Optimistic scientists try to improve long-range weather forecasting

June 15, 1981

Long-range weather forecasting may soon be accurate enough to help mitigate some of the hunger and human tragedy that seems likely as a result of the ever-tightening squeeze between world supply and demand for food.

Many uncertainties remain in the art of forecasting weather a year or more in advance. Still, practitioners of this embryonic science attending a symposium on the subject here in Boulder sponsored by the Aspen Institute appeared optimistic. Their predictions of temperature, rainfall, and other factors of importance to agriculture may soon be good enough to help nations and individual farmers to better manage their food production and distribution, those at the meeting said.

"Although it cannot do anything about the general trend [of decreasing world food reserved], seasonal forecasting may be able to help even-out the short-term , climate-induced fluctuations that have already caused millions of . . . deaths ," explains Stephen H. Schneider, a climatologist with the National Center for Atmospheric Research (NCAR), who has put considerable study into the links between climate and food supply.

The belief that seasonal forecasts can have a positive effect on the world food situation is challenged by Derek Winstanley, an English social scientist in NCAR's Advanced Study Program. "I don't see seasonal forecasting as a major factor in solving the world's food problems," Dr. Winstanley says.

The climate has been blamed incorrectly as the cause of a number of food crises, he argues. There has been hunger in places like the African Sahel, not because there was no food in the world to feed them but because they could not pay its price or because the distribution system broke down, he points out.

One of the "fearless" and therefore controversial pioneers in the area of seasonal forecasting is Reid Bryson of the University of Wisconsin. For several years now he has been working on an "objective, quantitative" method for making one- and two-year forecasts of temperature and precipitation in various parts of the world. His approach is to develop statistical associations between weather patterns and basic climatic factors such as the average transparency of the atmosphere, lunar tidal effects, and the Earth's wobble on its axis.

out of 8,000 forecasts "we're not always right, but we're better than chance, " Dr.

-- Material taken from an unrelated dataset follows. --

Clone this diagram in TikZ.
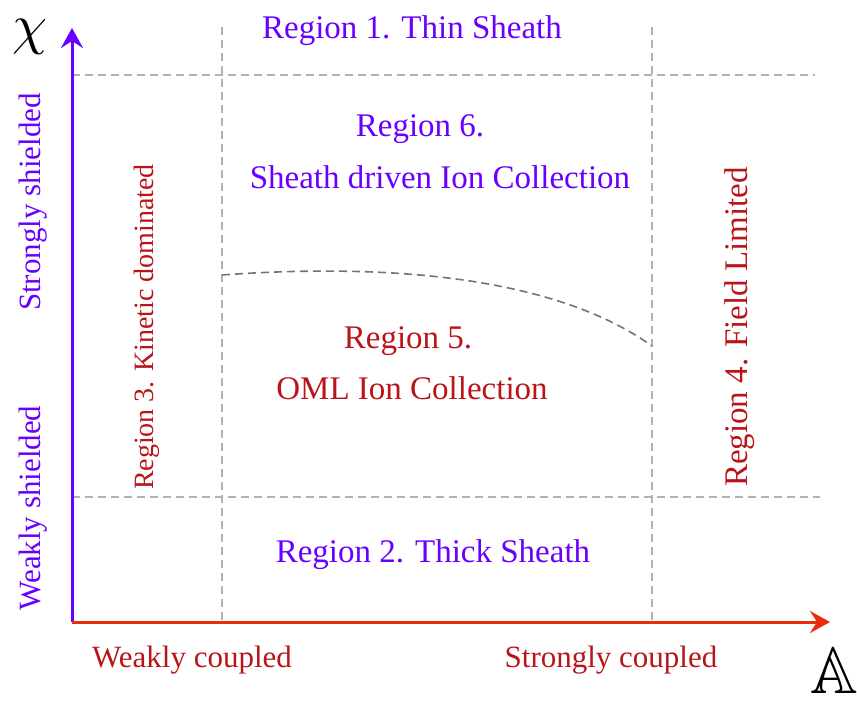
\documentclass[tikz,border=0pt]{standalone}
\usepackage{fontspec}
\setmainfont{Liberation Serif}
\usepackage{amsmath,amssymb}
\usetikzlibrary{arrows.meta}
\definecolor{axblue}{RGB}{105,0,255}
\definecolor{axred}{RGB}{232,45,10}
\definecolor{txtred}{RGB}{185,20,25}
\definecolor{gridgray}{RGB}{178,178,178}
\definecolor{curvegray}{RGB}{115,115,115}

\begin{document}
\begin{tikzpicture}
  [x=1pt,y=-1pt,
   bluetxt/.style={text=axblue,font=\fontsize{33}{38}\selectfont},
   redtxt/.style={text=txtred,font=\fontsize{33}{38}\selectfont},
   labsize/.style={font=\fontsize{31}{36}\selectfont},
   gridline/.style={draw=gridgray,line width=1.4pt,dash pattern=on 8pt off 5pt},
   axis/.style={line width=3pt,-{Stealth[length=20pt,width=22pt,inset=7pt]}}]
  \useasboundingbox (0,0) rectangle (857,702);
  % corners and ends
  \coordinate (o) at (72,622);
  \coordinate (ytop) at (72,28);
  \coordinate (xend) at (830,622);
  \coordinate (v1t) at (222,27);
  \coordinate (v1b) at (222,622);
  \coordinate (v2t) at (652,27);
  \coordinate (v2b) at (652,622);
  \coordinate (h1l) at (72,75);
  \coordinate (h1r) at (815,75);
  \coordinate (h2l) at (72,497);
  \coordinate (h2r) at (820,497);
  \coordinate (c1) at (222,275);
  \coordinate (c2) at (652,346);
  % grid
  \foreach \from/\to in {v1t/v1b,v2t/v2b,h1l/h1r,h2l/h2r}
    \draw[gridline] (\from) -- (\to);
  \draw[draw=curvegray,line width=1.6pt,dash pattern=on 8pt off 5pt]
    (c1) .. controls (400,262) and (560,280) .. (c2);
  % axes
  \draw[axis,axblue] (o) -- (ytop);
  \draw[axis,axred] (o) -- (xend);
  \node[scale=5.6,transform shape,inner sep=0pt] (chi) at (30,37) {$\chi$};
  \node[scale=6.6,transform shape,inner sep=0pt] (aa) at (834,671) {$\mathbb{A}$};
  % regions
  \node[bluetxt] (r1) at (412,31) {Region 1. Thin Sheath};
  \node[bluetxt] (r6) at (420,129) {Region 6.};
  \node[bluetxt] (r6b) at (440,177) {Sheath driven Ion Collection};
  \node[redtxt] (r5) at (408,341) {Region 5.};
  \node[redtxt] (r5b) at (412,388) {OML Ion Collection};
  \node[bluetxt] (r2) at (433,555) {Region 2. Thick Sheath};
  \node[redtxt,rotate=90,font=\fontsize{28}{33}\selectfont] (r3) at (147,327) {Region 3. Kinetic dominated};
  \node[redtxt,rotate=90] (r4) at (740,327) {Region 4. Field Limited};
  % axis labels
  \node[bluetxt,labsize,rotate=90] (strong) at (33,202) {Strongly shielded};
  \node[bluetxt,labsize,rotate=90] (weak) at (33,508) {Weakly shielded};
  \node[redtxt,labsize] (wc) at (192,660) {Weakly coupled};
  \node[redtxt,labsize] (sc) at (611,660) {Strongly coupled};
\end{tikzpicture}
\end{document}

Bryson says. "We are right two times out of three on precipitation and on temperature," he adds. This score pertains to whether temperature and rainfall in a given month are above or below normal. If the accuracy of Dr. Bryson's forecasts holds up to independent scrutiny, he has the best record thus far, other experts in the field say.

Still "I'm not sure how much value forecasts of this sort are," the scientist admits.

In their current form they are not very useful, confirms James D. McQuigg, a private crop forecaster. Still, he says he believes seasonal forecasts can be made in a way that will be helpful.

Not only is the farmer of today interested in the rain that falls on his own crops, but also on the effects weather is having on crops in other parts of the world. This because the farmer of today is part of a volatile, international market.

"Variability of climate equates to variability of price and so to the economic viability of US agriculture," Mr. McQuigg sa ys.